Proposed Alabama amendment would expand list of criminal charges with no right to bail
The Alabama House has given final passage to a bill that would expand the list of crimes for which a judge can hold a person in jail without bail.
The bill is a proposed constitutional amendment and now goes to the ballot for voters, who will have the final say on whether it becomes law.
SB118 by Sen. Will Barfoot, R-Montgomery, would expand Aniah’s Law, which lawmakers passed in 2021 in response to the kidnapping and murder of Aniah Blanchard.
Blanchard, a 19-year-old college student from Homewood, was abducted from a convenience store in Auburn in October 2019. A month later, authorities found her body in rural Macon County.
The man charged in Blanchard’s murder had been released on bail after being charged with kidnapping, robbery and attempted murder after an incident that happened in January 2019.
Before Aniah’s Law, the Alabama Constitution said people charged with a crime had a right to a reasonable bail unless they were charged with a capital crime.
Aniah’s law expanded that exception to the right to bail to include murder (non-capital), as well as first-degree kidnapping, rape, sodomy, sexual torture, domestic violence, human trafficking, burglary, arson, robbery, terrorism, and aggravated abuse of a child under age 6.
The law does not automatically deny bail for people charged with those crimes, but gave judges the authority to deny bail after a hearing.

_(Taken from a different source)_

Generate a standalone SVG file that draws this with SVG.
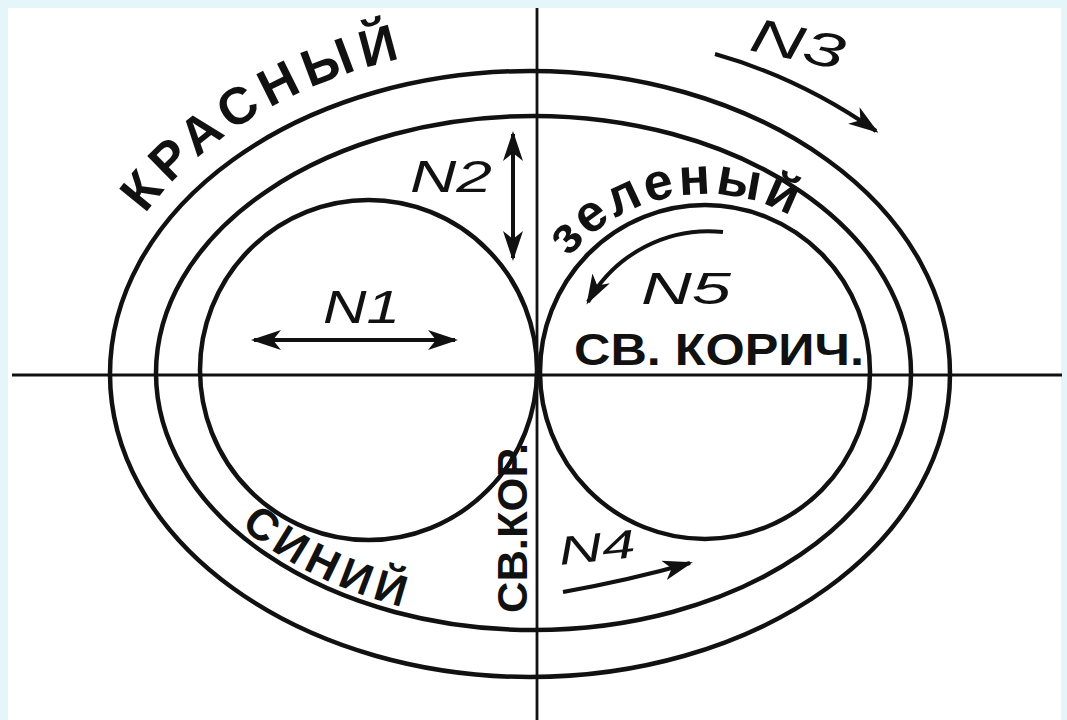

Barfoot’s bill would add to the list of crimes for which a judge could deny bail:
- Solicitation, attempt, or conspiracy to commit murder
- Firing a gun into an occupied dwelling, building, railroad locomotive, railroad car, aircraft, automobile, truck, or watercraft.
If the bill passes the Legislature, it would go on the ballot for voters to approve as an amendment to the state constitution.
Alabama voters approved Aniah’s Law by a wide margin in November 2022.
The House passed Barfoot’s bill 87-0. It had passed the Senate 29-0 back in February.